First chats that feel normal
Long-distance dating has one upside: you can talk a lot before you meet. Use it to learn the real stuff.
Talk about daily life, family, and plans for the future. Ask direct questions like “Would you live in the U.S.?” Share your own answers too. Keep messages short. Ask one real question at a time.
A few questions that work well:
- What does a normal weekend look like for you?
- What do you want your home life to feel like?
- What is your plan for work, if you move?
If she only talks about your passport, your job, or your bank account, take that seriously.
Meet in person sooner than you think
Video calls help, yet they can hide a lot. You learn more in one afternoon together than in a month of texts. So aim to meet when it makes sense.
Keep the first trip simple. Meet in public places at first. Do not let anyone rush you. If the relationship feels solid, meet a friend or family member.
Do normal things too. Get coffee. Take a walk. Real life shows how you fit.
Visa talk in plain English

Most couples choose one of two paths:
- K-1 fiancé(e) visa: She comes to the U.S. and you marry within 90 days after arrival.
- Spousal visa (CR-1 or IR-1): You marry first, then she comes as your spouse.
K-1 visas are common. The U.S. State Department’s FY2023 workload report lists 19,825 K-1 visas issued worldwide and 3,276 refused.
Paperwork is not romantic, yet it is part of the deal. Keep copies of chats, photos from trips, and receipts that show the relationship is real.
Money talk without drama
Money can wreck a good relationship fast, so get clear early. Who pays for trips? Will she work? What is the budget for the first year? Will you send money to her family? Ask and listen.
Some basic safety rules:
- Pay for your own travel and lodging.
- Keep gifts modest.
- Do not send cash to someone you have never met.
- If you want to help with a cost, pay the vendor when possible.
Scams are real. The FTC reported 64,003 romance scam reports in 2023, with reported losses of $1.14 billion and a median loss of $2,000.
Culture gaps that can trip you up
Cross-border couples often hit the same bumps.
- Direct talk vs. polite talk: Ask if something is a yes, a no, or a maybe.
- Family input: In some places, family matters more in dating choices.

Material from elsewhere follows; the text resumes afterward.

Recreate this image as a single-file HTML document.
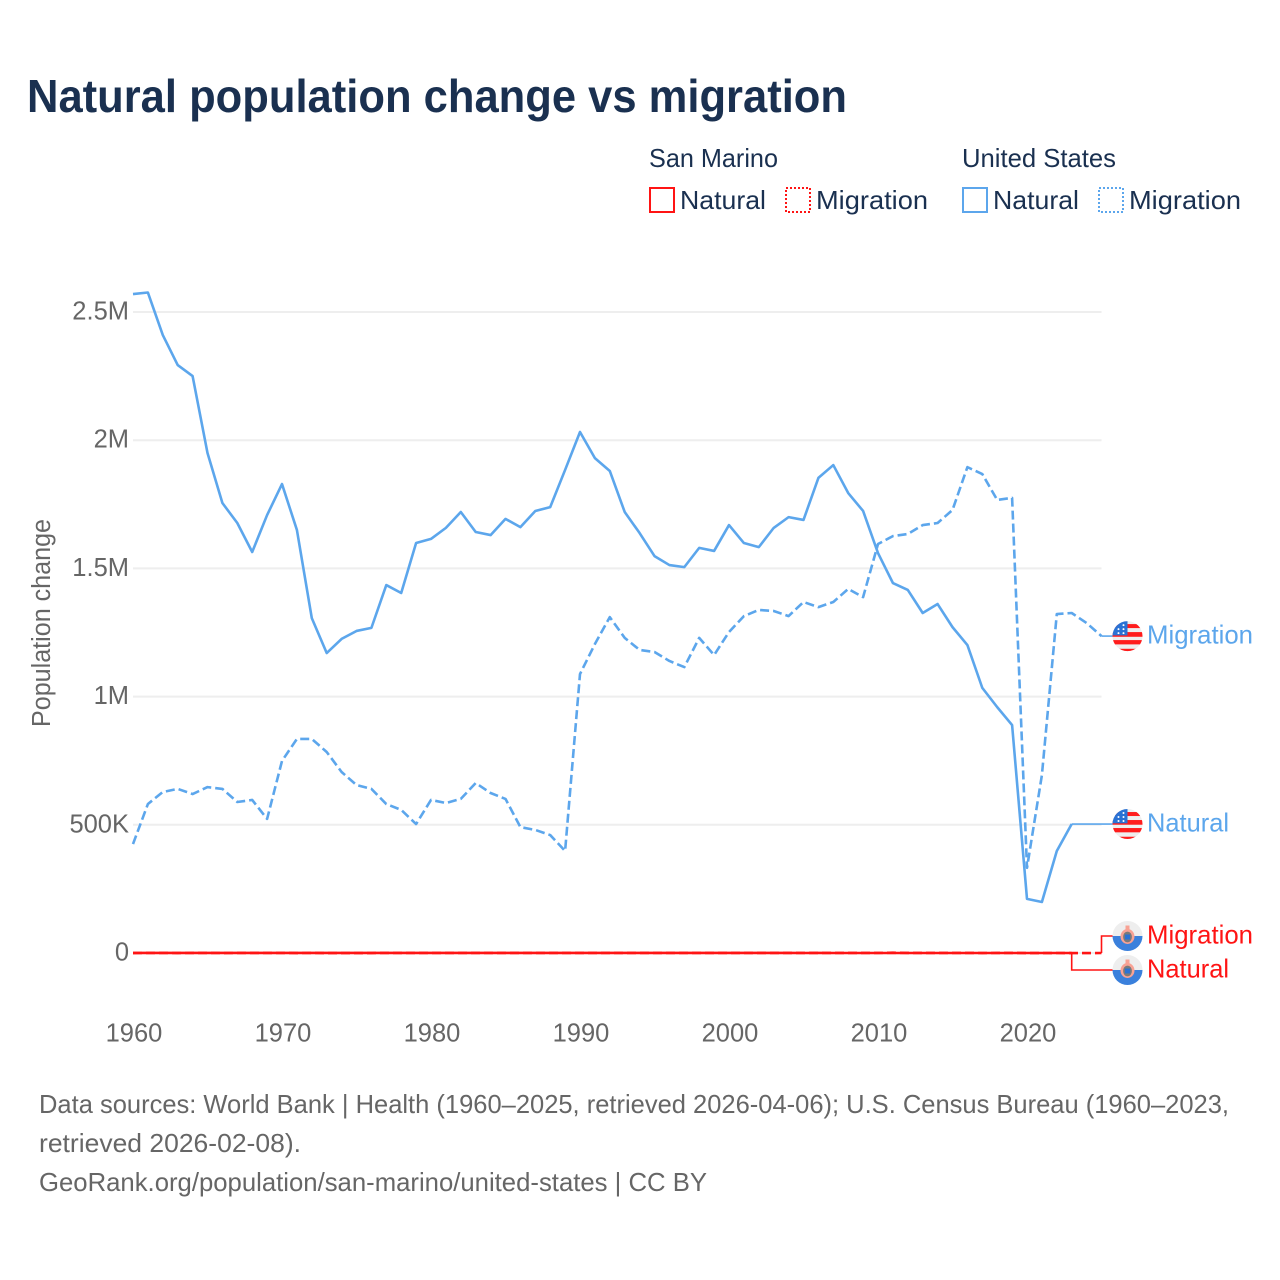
<!DOCTYPE html>
<html lang="en">
<head>
<meta charset="utf-8">
<title>Natural population change vs migration</title>
<style>
html,body{margin:0;padding:0;background:#fff;}
body{width:1280px;height:1280px;overflow:hidden;}
svg{display:block;font-family:"Liberation Sans",sans-serif;}
.leg{font-size:26px;fill:#1a3050;}
.tick{font-size:25.5px;fill:#666;}
.foot{font-size:26px;fill:#666;}
.end{font-size:26px;}
</style>
</head>
<body>
<svg id="chart" width="1280" height="1280" viewBox="0 0 1280 1280" xmlns="http://www.w3.org/2000/svg">
  <defs>
    <clipPath id="flag-clip"><circle cx="0" cy="0" r="15"/></clipPath>
    <g id="us-flag">
      <g clip-path="url(#flag-clip)">
        <rect x="-15" y="-15" width="30" height="30" fill="#eeeeee"/>
        <rect x="-15" y="-12" width="30" height="4" fill="#ff1c1c"/>
        <rect x="-15" y="-4" width="30" height="4.7" fill="#ff1c1c"/>
        <rect x="-15" y="4" width="30" height="4.3" fill="#ff1c1c"/>
        <rect x="-15" y="12.7" width="30" height="3.3" fill="#ff1c1c"/>
        <rect x="-15" y="-15" width="15" height="14.3" fill="#2a72d4"/>
        <circle cx="-9" cy="-7" r="1" fill="#fff"/>
        <circle cx="-4" cy="-7" r="1" fill="#fff"/>
        <circle cx="-4" cy="-11" r="1" fill="#fff"/>
        <circle cx="-9" cy="-3" r="1" fill="#fff"/>
        <circle cx="-4" cy="-3" r="1" fill="#fff"/>
      </g>
    </g>
    <g id="sm-flag">
      <g clip-path="url(#flag-clip)">
        <rect x="-15" y="-15" width="30" height="15" fill="#eeeeee"/>
        <rect x="-15" y="0" width="30" height="15" fill="#3a80dc"/>
        <ellipse cx="0" cy="0.5" rx="7" ry="7.5" fill="#f8a294"/>
        <ellipse cx="0" cy="1" rx="4.4" ry="5.4" fill="#7a7a7a"/>
        <rect x="-2.6" y="-1.5" width="5.2" height="5" fill="#2a72d4"/>
        <rect x="-2" y="-10.5" width="4" height="5" fill="#f8a294"/>
      </g>
    </g>
  </defs>

  <text x="27" y="112" font-size="46" font-weight="700" fill="#1a3050" textLength="820" lengthAdjust="spacingAndGlyphs">Natural population change vs migration</text>

  <g>
    <text class="leg" x="649" y="167" textLength="129" lengthAdjust="spacingAndGlyphs">San Marino</text>
    <text class="leg" x="962" y="167" textLength="154" lengthAdjust="spacingAndGlyphs">United States</text>
    <rect x="650" y="188" width="24" height="24" fill="none" stroke="#ff1414" stroke-width="2"/>
    <text class="leg" x="680" y="209" textLength="86" lengthAdjust="spacingAndGlyphs">Natural</text>
    <rect x="786" y="188" width="24" height="24" fill="none" stroke="#ff1414" stroke-width="2" stroke-dasharray="2 2"/>
    <text class="leg" x="816" y="209" textLength="112" lengthAdjust="spacingAndGlyphs">Migration</text>
    <rect x="963" y="188" width="24" height="24" fill="none" stroke="#5ca6ec" stroke-width="2"/>
    <text class="leg" x="993" y="209" textLength="86" lengthAdjust="spacingAndGlyphs">Natural</text>
    <rect x="1099" y="188" width="24" height="24" fill="none" stroke="#5ca6ec" stroke-width="2" stroke-dasharray="2 2"/>
    <text class="leg" x="1129" y="209" textLength="112" lengthAdjust="spacingAndGlyphs">Migration</text>
  </g>

  <text class="tick" transform="translate(50,623) rotate(-90)" text-anchor="middle" textLength="208" lengthAdjust="spacingAndGlyphs">Population change</text>

  <g id="grid"></g>
  <g id="yticks"></g>
  <g id="xticks"></g>
  <g id="series"></g>
  <g id="endlabels"></g>

  <g>
    <text class="foot" x="39" y="1113" textLength="1190" lengthAdjust="spacingAndGlyphs">Data sources: World Bank | Health (1960–2025, retrieved 2026-04-06); U.S. Census Bureau (1960–2023,</text>
    <text class="foot" x="39" y="1152" textLength="262" lengthAdjust="spacingAndGlyphs">retrieved 2026-02-08).</text>
    <text class="foot" x="39" y="1191" textLength="668" lengthAdjust="spacingAndGlyphs">GeoRank.org/population/san-marino/united-states | CC BY</text>
  </g>
</svg>

<script>
const startYear = 1960;
const xTickYears = [1960, 1970, 1980, 1990, 2000, 2010, 2020];
const yTickValues = [0, 500000, 1000000, 1500000, 2000000, 2500000];
const yTickLabels = ["0", "500K", "1M", "1.5M", "2M", "2.5M"];

const usNatural = [2570000,2576000,2410000,2293000,2250000,1950000,1755000,1677000,1564000,1708000,
  1829000,1650000,1306000,1170000,1225000,1256000,1268000,1435000,1404000,1599000,
  1615000,1658000,1720000,1642000,1630000,1693000,1661000,1724000,1739000,1884000,
  2032000,1930000,1880000,1720000,1638000,1548000,1513000,1505000,1580000,1568000,
  1669000,1599000,1583000,1658000,1700000,1689000,1853000,1903000,1794000,1724000,
  1560000,1443000,1416000,1326000,1361000,1271000,1201000,1034000,959000,889000,
  211000,199000,398000,503000];

const usMigration = [425000,581000,628000,640000,620000,647000,640000,589000,597000,523000,
  749000,835000,835000,784000,706000,655000,640000,581000,558000,503000,
  597000,585000,601000,663000,624000,601000,491000,480000,460000,398000,
  1088000,1205000,1310000,1229000,1182000,1174000,1139000,1115000,1229000,1162000,
  1252000,1314000,1338000,1334000,1314000,1369000,1349000,1369000,1420000,1388000,
  1595000,1626000,1634000,1669000,1677000,1728000,1895000,1868000,1767000,1775000,
  332000,694000,1322000,1326000,1287000,1236000];

const smNatural = [180,210,190,220,200,170,160,190,150,170,
  140,160,120,110,90,100,130,120,110,140,
  100,90,110,120,80,100,90,110,70,100,
  110,90,80,100,70,60,90,70,60,80,
  70,90,60,80,70,50,60,40,50,30,
  40,50,20,30,10,20,-10,10,-20,-30,
  -40,-50,-30,-40];

const smMigration = [-300,150,200,-100,180,240,-60,90,310,120,
  260,-120,350,-240,-310,-200,-90,420,160,240,
  190,100,230,140,110,90,240,180,300,210,
  250,170,320,280,190,310,260,230,200,290,
  340,280,250,230,410,290,260,230,180,320,
  240,1050,360,210,190,270,150,-90,110,130,
  -60,-70,-40,-60,-90,-50];

const xFn = year => 133 + (year - startYear) * 14.9;
const yFn = value => 953 - value * 128.2 / 500000;
const NS = "http://www.w3.org/2000/svg";

function make(tag, parentId) {
  const el = document.createElementNS(NS, tag);
  document.getElementById(parentId).appendChild(el);
  return el;
}

yTickValues.forEach((value, i) => {
  const line = make("line", "grid");
  
  
  line.setAttribute("x1", xFn(1960));
  line.setAttribute("x2", xFn(2025));
  line.setAttribute("y1", yFn(value));
  line.setAttribute("y2", yFn(value));
  line.setAttribute("stroke", "#eeeeee");
  line.setAttribute("stroke-width", "2");
  const label = make("text", "yticks");
  
  
  label.setAttribute("class", "tick");
  label.setAttribute("x", 129);
  label.setAttribute("y", yFn(value) + 7.5);
  label.setAttribute("text-anchor", "end");
  label.textContent = yTickLabels[i];
});

xTickYears.forEach(year => {
  const label = make("text", "xticks");
  
  
  label.setAttribute("class", "tick");
  label.setAttribute("x", xFn(year) + 1);
  label.setAttribute("y", 1041.5);
  label.setAttribute("text-anchor", "middle");
  label.textContent = year;
});

function drawSeries(values, color, dashed, name) {
  const path = make("polyline", "series");
  
  
  const pts = values.map((v, i) => xFn(startYear + i).toFixed(2) + "," + yFn(v).toFixed(2));
  path.setAttribute("points", pts.join(" "));
  path.setAttribute("fill", "none");
  path.setAttribute("stroke", color);
  path.setAttribute("stroke-width", "2.6");
  path.setAttribute("stroke-linejoin", "round");
  if (dashed) path.setAttribute("stroke-dasharray", "9 4");
}

function drawEnd(values, labelY, color, flagId, text, labelWidth, name) {
  const lastX = xFn(startYear + values.length - 1);
  const lastY = yFn(values[values.length - 1]);
  const leader = make("polyline", "endlabels");
  
  
  const mid = Math.abs(lastY - labelY) < 0.5 ? "" : lastX + "," + labelY + " ";
  leader.setAttribute("points", lastX + "," + lastY + " " + mid + "1113," + labelY);
  leader.setAttribute("fill", "none");
  leader.setAttribute("stroke", color);
  leader.setAttribute("stroke-width", "1.6");
  const flag = make("use", "endlabels");
  
  
  flag.setAttribute("href", "#" + flagId);
  flag.setAttribute("transform", "translate(1127.5," + labelY + ")");
  const label = make("text", "endlabels");
  
  
  label.setAttribute("class", "end");
  label.setAttribute("x", 1147);
  label.setAttribute("y", labelY + 7.5);
  label.setAttribute("fill", color);
  label.setAttribute("textLength", labelWidth);
  label.setAttribute("lengthAdjust", "spacingAndGlyphs");
  label.textContent = text;
}

drawSeries(usNatural, "#5ca6ec", false, "line-united-states-natural");
drawSeries(usMigration, "#5ca6ec", true, "line-united-states-migration");
drawSeries(smNatural, "#ff1414", false, "line-san-marino-natural");
drawSeries(smMigration, "#ff1414", true, "line-san-marino-migration");

drawEnd(usMigration, yFn(usMigration[usMigration.length - 1]), "#5ca6ec", "us-flag", "Migration", 106, "end-united-states-migration");
drawEnd(usNatural, yFn(usNatural[usNatural.length - 1]), "#5ca6ec", "us-flag", "Natural", 82, "end-united-states-natural");
drawEnd(smMigration, yFn(0) - 17, "#ff1414", "sm-flag", "Migration", 106, "end-san-marino-migration");
drawEnd(smNatural, yFn(0) + 17, "#ff1414", "sm-flag", "Natural", 82, "end-san-marino-natural");
</script>
</body>
</html>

- Gender roles: Say what you expect. Ask what she expects.
- Friends and free time: A move can feel lonely. Plan for a social life in the U.S.
When you both name the differences, you can make a plan.
After she moves: real life starts
If she moves to the U.S., the hard part is not the airport. It is the first six months at home. She may miss her family. Food can feel strange. Even small things like humor and small talk can feel different.
Help her build a life that is not only “you.” Find local friends. Look for groups from her culture. Make space for calls with family back home. Talk about work plans and school plans early. A strong couple is two people with full lives, not one person who depends on the other for everything.
Last word
International dating can lead to a great marriage. It can also go sideways fast if you treat it like a shopping trip. Keep it fair. Keep it real.
If you choose a service that sells itself with mail order brides, read every rule and ask hard questions. If you use the phrase mail order bride yourself, remember there is still a person on the other side of the screen. Treat her with the same respect you would want for your own family.